Pesticides, Herbicides and Childhood Cancers
Children are exposed to a wide range of chemicals around the home, everything from cleaning agents to pest control sprays. Many of these chemicals are ingested and residues are often found on clothes and skin. (Photo: CC0, public domain)
Pesticides and herbicides control pests and weeds, but new analysis suggests they also pose a significant threat to the health of young children. Host Steve Curwood and the study’s senior author, Chensheng Lu of the Harvard School of Public Health, report that exposures can increase children’s risk for leukemia, lymphoma and brain tumors.
CURWOOD: From the Jennifer and Ted Stanley Studios at the University of Massachusetts Boston and PRI, this is Living on Earth. I’m Steve Curwood.
Pesticides and herbicides, by definition, are killers—killers of destructive insects and weeds—but that doesn’t mean they’re without risks to people, particularly children and infants. A new “study of studies” from the Harvard School of Public Health found that the dangers from chemical exposure in and around the home might increase the risk of developing childhood cancers. The researchers pooled data from 16 international studies, comparing levels of pesticide exposure in groups of children with and without cancer. Flea and tick pet collars, roach and ant sprays and pest control services were common indoor exposures, while outdoor exposures were mainly from herbicide use. The study’s senior author, Professor Alex Lu, suspected that the recent uptick in childhood illnesses, particularly cancer, might be due to pesticide exposures in the home, but before this study, the data wasn’t there to support this. Now, says Professor Lu, there is more cause for concern.
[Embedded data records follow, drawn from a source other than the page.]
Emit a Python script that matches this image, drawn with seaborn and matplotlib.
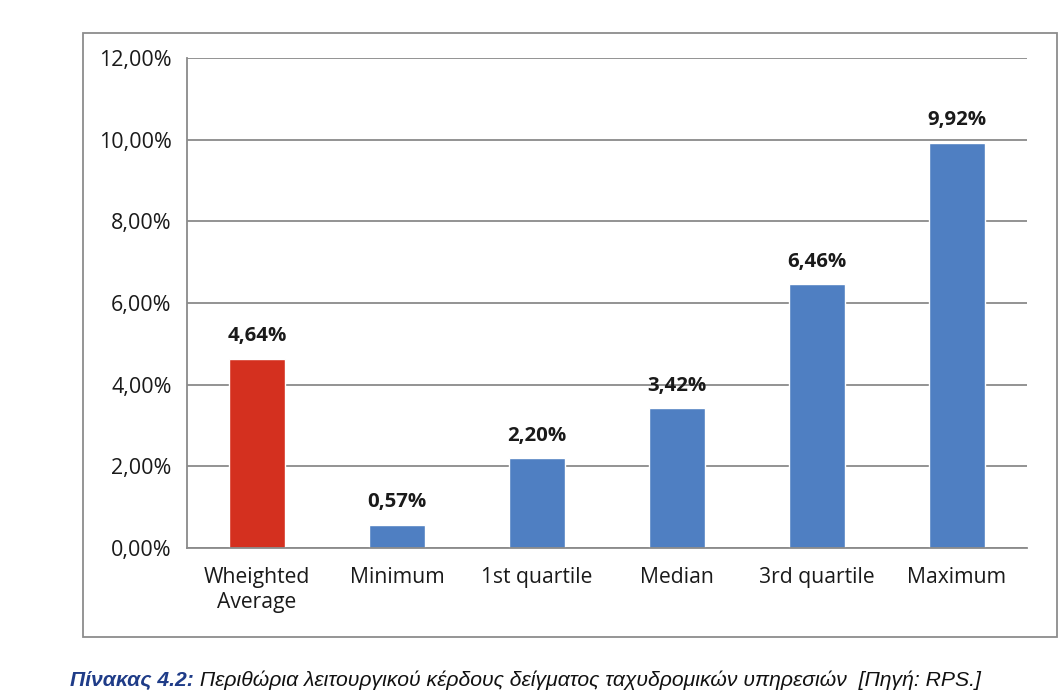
import matplotlib
matplotlib.use("Agg")
import matplotlib.pyplot as plt
import matplotlib.patches as mpatches
import seaborn as sns

categories = ["Wheighted\nAverage", "Minimum", "1st quartile", "Median", "3rd quartile", "Maximum"]
values = [4.64, 0.57, 2.20, 3.42, 6.46, 9.92]
colors = ["#d4301f", "#4f7fc2", "#4f7fc2", "#4f7fc2", "#4f7fc2", "#4f7fc2"]
yticks = [0, 2, 4, 6, 8, 10, 12]
caption_head = "Πίνακας 4.2:"
caption_body = " Περιθώρια λειτουργικού κέρδους δείγματος ταχυδρομικών υπηρεσιών  [Πηγή: RPS.]"

sns.set_style("white")
plt.rcParams['font.family'] = ['Open Sans', 'DejaVu Sans']

fig = plt.figure(figsize=(10.64, 6.96), dpi=100)
fig.patch.set_facecolor("white")

# outer chart frame
frame = mpatches.Rectangle((83/1064, 1-637/696), (1057-83)/1064, (637-33)/696,
                           transform=fig.transFigure, fill=False,
                           edgecolor="#8c8c8c", linewidth=1.3)
fig.add_artist(frame)

ax = fig.add_axes([187/1064, 1-548/696, (1027-187)/1064, (548-58)/696])
sns.barplot(x=list(range(len(categories))), y=values, hue=list(range(len(categories))),
            palette=colors, legend=False, width=0.4, ax=ax, saturation=1)

ax.set_xlim(-0.5, len(categories) - 0.5)
ax.set_ylim(0, 12)
ax.set_yticks(yticks)
ax.set_yticklabels([f"{v:.2f}".replace(".", ",") + "%" for v in yticks], fontsize=15.5, color="#1a1a1a")
ax.yaxis.grid(True, color="#8a8a8a", linewidth=1.3)
ax.set_axisbelow(True)

# x ticks at category boundaries, labels at centres
ax.set_xticks([i - 0.5 for i in range(len(categories) + 1)])
ax.set_xticklabels([])
ax.set_xticks(list(range(len(categories))), minor=True)
ax.set_xticklabels(categories, minor=True, fontsize=15.2, color="#1a1a1a", linespacing=1.25)
ax.tick_params(axis="x", which="major", length=6, color="#8a8a8a", width=1.2, direction="out")
ax.tick_params(axis="x", which="minor", length=0, pad=14)
ax.tick_params(axis="y", length=6, color="#8a8a8a", width=1.2, pad=5)
ax.set_xlabel("")
ax.set_ylabel("")

for s in ["top", "right"]:
    ax.spines[s].set_visible(False)
for s in ["left", "bottom"]:
    ax.spines[s].set_color("#8a8a8a")
    ax.spines[s].set_linewidth(1.3)

for i, v in enumerate(values):
    ax.annotate(f"{v:.2f}".replace(".", ",") + "%", (i, v), xytext=(0, 9),
                textcoords="offset points", ha="center", va="bottom",
                fontsize=14.7, fontweight="bold", color="#1a1a1a")

# caption
t1 = fig.text(70/1064, 1-680/696, caption_head, fontsize=15.2, fontweight="bold",
              fontstyle="italic", color="#1f3c88", family=["Liberation Sans", "DejaVu Sans"],
              va="center", ha="left")
fig.canvas.draw()
bb = t1.get_window_extent(renderer=fig.canvas.get_renderer())
fig.text(bb.x1 / fig.bbox.width, 1-680/696, caption_body, fontsize=15.2,
         fontstyle="italic", color="#111111", family=["Liberation Sans", "DejaVu Sans"],
         va="center", ha="left")

fig.savefig("out.png", dpi=100, facecolor="white")
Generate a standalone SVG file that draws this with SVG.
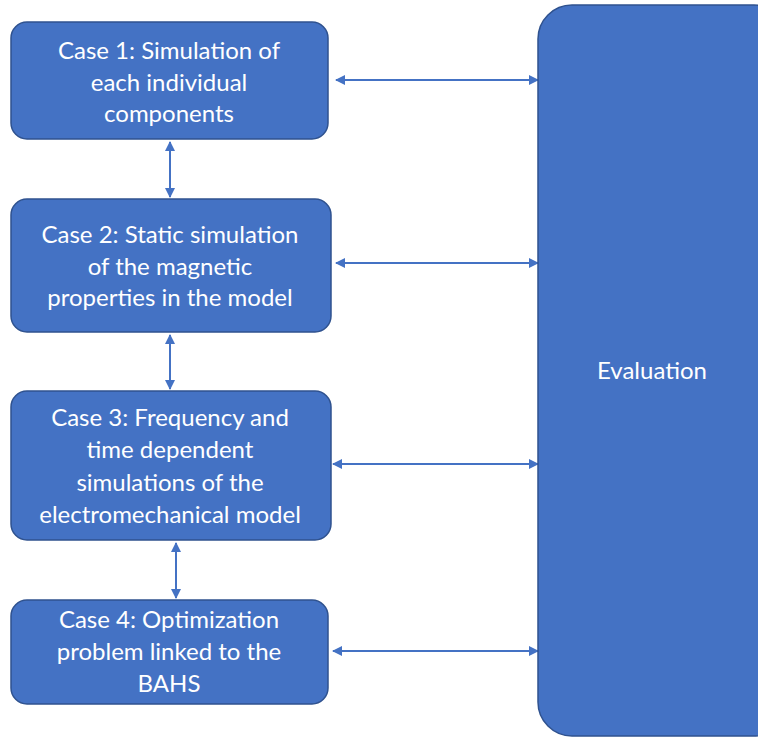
<svg xmlns="http://www.w3.org/2000/svg" width="758" height="738" viewBox="0 0 758 738">
<defs>
<style>
.box{fill:#4472C4;stroke:#2F528F;stroke-width:1.5}
.t{fill:#fff;font-family:Lato,"Open Sans","Liberation Sans",sans-serif;font-size:24px;text-anchor:middle}
.c{stroke:#4472C4;stroke-width:2;fill:none;marker-start:url(#a);marker-end:url(#a)}
</style>
<marker id="a" viewBox="0 0 10 10" refX="9" refY="5" markerWidth="5" markerHeight="5" orient="auto-start-reverse" markerUnits="strokeWidth">
<path d="M0,0 L10,5 L0,10 z" fill="#4472C4"/>
</marker>
</defs>
<rect width="758" height="738" fill="#fff"/>
<g id="connectors">
<line class="c" x1="336" y1="80" x2="538" y2="80"/>
<line class="c" x1="336" y1="263" x2="538" y2="263"/>
<line class="c" x1="333" y1="464" x2="538" y2="464"/>
<line class="c" x1="333" y1="651" x2="538" y2="651"/>
<line class="c" x1="170" y1="142" x2="170" y2="197"/>
<line class="c" x1="170" y1="335" x2="170" y2="389"/>
<line class="c" x1="176" y1="543" x2="176" y2="598"/>
</g>
<g id="case1">
<rect class="box" x="11" y="22" width="317" height="117" rx="16"/>
<text class="t" x="169" y="59">Case 1: Simulation of</text>
<text class="t" x="169" y="91">each individual</text>
<text class="t" x="169" y="122">components</text>
</g>
<g id="case2">
<rect class="box" x="11" y="199" width="320" height="133" rx="16"/>
<text class="t" x="170" y="243">Case 2: Static simulation</text>
<text class="t" x="170" y="275">of the magnetic</text>
<text class="t" x="170" y="306">properties in the model</text>
</g>
<g id="case3">
<rect class="box" x="11" y="391" width="320" height="149" rx="16"/>
<text class="t" x="170" y="426">Case 3: Frequency and</text>
<text class="t" x="170" y="458">time dependent</text>
<text class="t" x="170" y="491">simulations of the</text>
<text class="t" x="170" y="523">electromechanical model</text>
</g>
<g id="case4">
<rect class="box" x="11" y="600" width="317" height="104" rx="16"/>
<text class="t" x="169" y="628">Case 4: Optimization</text>
<text class="t" x="169" y="660">problem linked to the</text>
<text class="t" x="169" y="692">BAHS</text>
</g>
<g id="evaluation">
<rect class="box" x="538" y="5" width="250" height="731" rx="34"/>
<text class="t" x="652" y="379">Evaluation</text>
</g>
</svg>
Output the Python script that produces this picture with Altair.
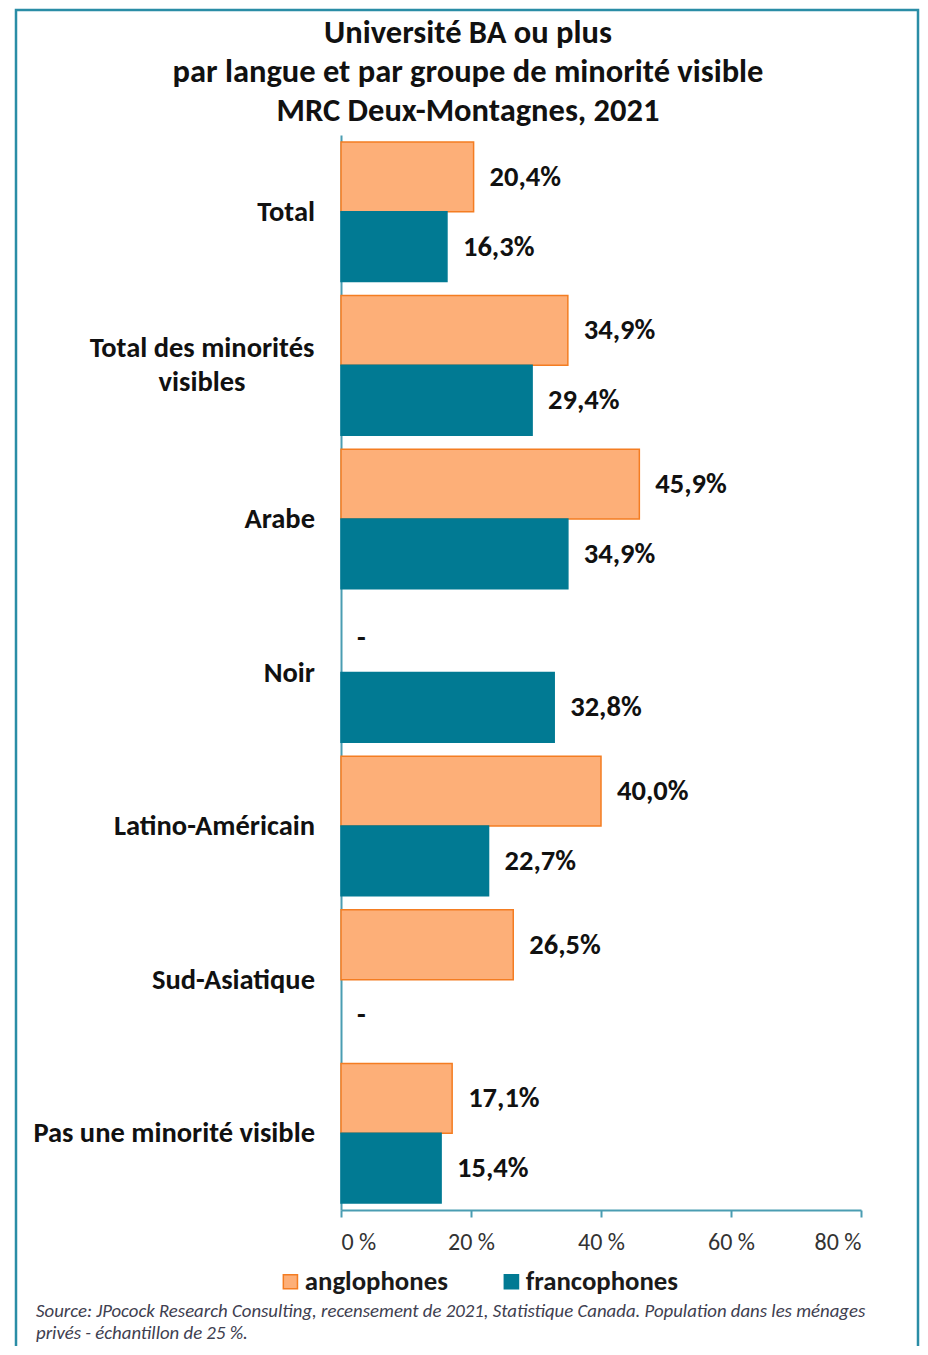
import altair as alt
import pandas as pd

categories = ["Total", "Total des minorités visibles", "Arabe", "Noir",
              "Latino-Américain", "Sud-Asiatique", "Pas une minorité visible"]
languages = ["anglophones", "francophones"]
anglo = [20.4, 34.9, 45.9, None, 40.0, 26.5, 17.1]
franco = [16.3, 29.4, 34.9, 32.8, 22.7, None, 15.4]
x_ticks = [0, 20, 40, 60, 80]

title_lines = ["Université BA ou plus",
               "par langue et par groupe de minorité visible",
               "MRC Deux-Montagnes, 2021"]
source_lines = ["Source: JPocock Research Consulting, recensement de 2021, Statistique Canada. Population dans les ménages",
                "privés - échantillon de 25 %."]

FONT = "Carlito, Lato, sans-serif"
TEAL = "#017A93"
ORANGE_FILL = "#FDAF78"
ORANGE_LINE = "#F47D22"
FRAME = "#2A8DA6"
AXIS = "#4A9DB2"

rows = []
for c, a, f in zip(categories, anglo, franco):
    for lang, v in (("anglophones", a), ("francophones", f)):
        lab = "-" if v is None else (f"{v:.1f}".replace(".", ",") + "%")
        rows.append({"cat": c, "lang": lang, "value": v, "label": lab})
df = pd.DataFrame(rows)

label_rows = []
for c in categories:
    text = "Total des minorités\nvisibles" if c == "Total des minorités visibles" else c
    label_rows.append({"cat": c, "text": text, "multi": "\n" in text})
ldf = pd.DataFrame(label_rows)

one = pd.DataFrame({"title": ["\n".join(title_lines)], "source": ["\n".join(source_lines)]})

yscale = alt.Scale(domain=categories, paddingInner=0.091, paddingOuter=0.0455)
xscale = alt.Scale(domain=[0, 80])
color_scale = alt.Scale(domain=languages, range=[ORANGE_FILL, TEAL])
stroke_scale = alt.Scale(domain=languages, range=[ORANGE_LINE, TEAL])

legend = alt.Legend(
    title=None, orient="none", legendX=-64, legendY=1133, direction="horizontal",
    symbolType="square", symbolSize=200, symbolStrokeWidth=1.5,
    labelFont=FONT, labelFontSize=26.8, labelFontWeight="bold", labelColor="#1a1a1a",
    columnPadding=50, labelOffset=1,
)

bars = alt.Chart(df).mark_bar(strokeWidth=1.5).encode(
    x=alt.X("value:Q", scale=xscale,
            axis=alt.Axis(values=x_ticks, labelExpr="datum.value + ' %'", title=None,
                          grid=False, domainColor=AXIS, domainWidth=2,
                          tickColor=AXIS, tickSize=7, tickWidth=2,
                          labelFont=FONT, labelFontSize=24, labelColor="#333333",
                          labelPadding=13)),
    y=alt.Y("cat:N", scale=yscale, sort=categories,
            axis=alt.Axis(labels=False, ticks=False, title=None, domainColor=AXIS,
                          domainWidth=2, grid=False)),
    yOffset=alt.YOffset("lang:N", sort=languages),
    fill=alt.Fill("lang:N", scale=color_scale, legend=legend),
    stroke=alt.Stroke("lang:N", scale=stroke_scale, legend=legend),
)

values = alt.Chart(df).transform_calculate(
    xpos="datum.value == null ? 0 : datum.value"
).mark_text(align="left", baseline="middle", dx=16, font=FONT, fontSize=28.5,
            fontWeight="bold", color="#111111").encode(
    x=alt.X("xpos:Q", scale=xscale),
    y=alt.Y("cat:N", scale=yscale, sort=categories),
    yOffset=alt.YOffset("lang:N", sort=languages),
    text="label:N",
)

ylabels = alt.Chart(ldf).transform_filter("!datum.multi").mark_text(
    align="right", baseline="middle", font=FONT, fontSize=28.5, fontWeight="bold",
    color="#111111").encode(
    x=alt.value(-26),
    y=alt.Y("cat:N", scale=yscale, sort=categories),
    text="text:N",
)

ylabels_multi = alt.Chart(ldf).transform_filter("datum.multi").mark_text(
    align="center", baseline="middle", font=FONT, fontSize=28.5, fontWeight="bold",
    color="#111111", lineBreak="\n", lineHeight=34, dy=-17).encode(
    x=alt.value(-139),
    y=alt.Y("cat:N", scale=yscale, sort=categories),
    text="text:N",
)

title = alt.Chart(one).mark_text(
    align="center", baseline="top", font=FONT, fontSize=32.5, fontWeight="bold",
    color="#111111", lineBreak="\n", lineHeight=39).encode(
    x=alt.value(127), y=alt.value(-118), text="title:N")

source = alt.Chart(one).mark_text(
    align="left", baseline="top", font=FONT, fontSize=18.8, fontStyle="italic",
    color="#404050", lineBreak="\n", lineHeight=21.5).encode(
    x=alt.value(-305), y=alt.value(1167), text="source:N")

frame = alt.Chart(one).mark_rect(fill=None, stroke=FRAME, strokeWidth=2.5).encode(
    x=alt.value(-325), x2=alt.value(577), y=alt.value(-125), y2=alt.value(1260))

chart = alt.layer(frame, bars, values, ylabels, ylabels_multi, title, source).properties(
    width=520, height=1075,
    autosize=alt.AutoSizeParams(type="none"),
    padding={"left": 333, "top": 127, "right": 59, "bottom": 136},
).configure(background="white").configure_view(strokeWidth=0, stroke=None)

chart.save("out.html", embed_options={"renderer": "svg", "actions": False})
LU: We find that for household members that report use of pesticides in indoors, specifically insecticides, there is a more than 40% increased risk of childhood leukemia or childhood lymphoma. Outdoor herbicide use also increased the risk of childhood leukemia 26%, but the association’s not as strong as indoor insecticide use.
CURWOOD: The study also found a weak link to another childhood cancer.
LU: We also looked at childhood brain tumors, but its association to either indoor insecticide use or outdoor herbicide use was not as strong as leukemia or lymphoma.
CURWOOD: But Alex Lu notes that reducing the risk of exposure is manageable, for instance using natural pest controls or fixing a window screen or a crack in the foundation of the home, could be enough to put some distance between children and pesticides.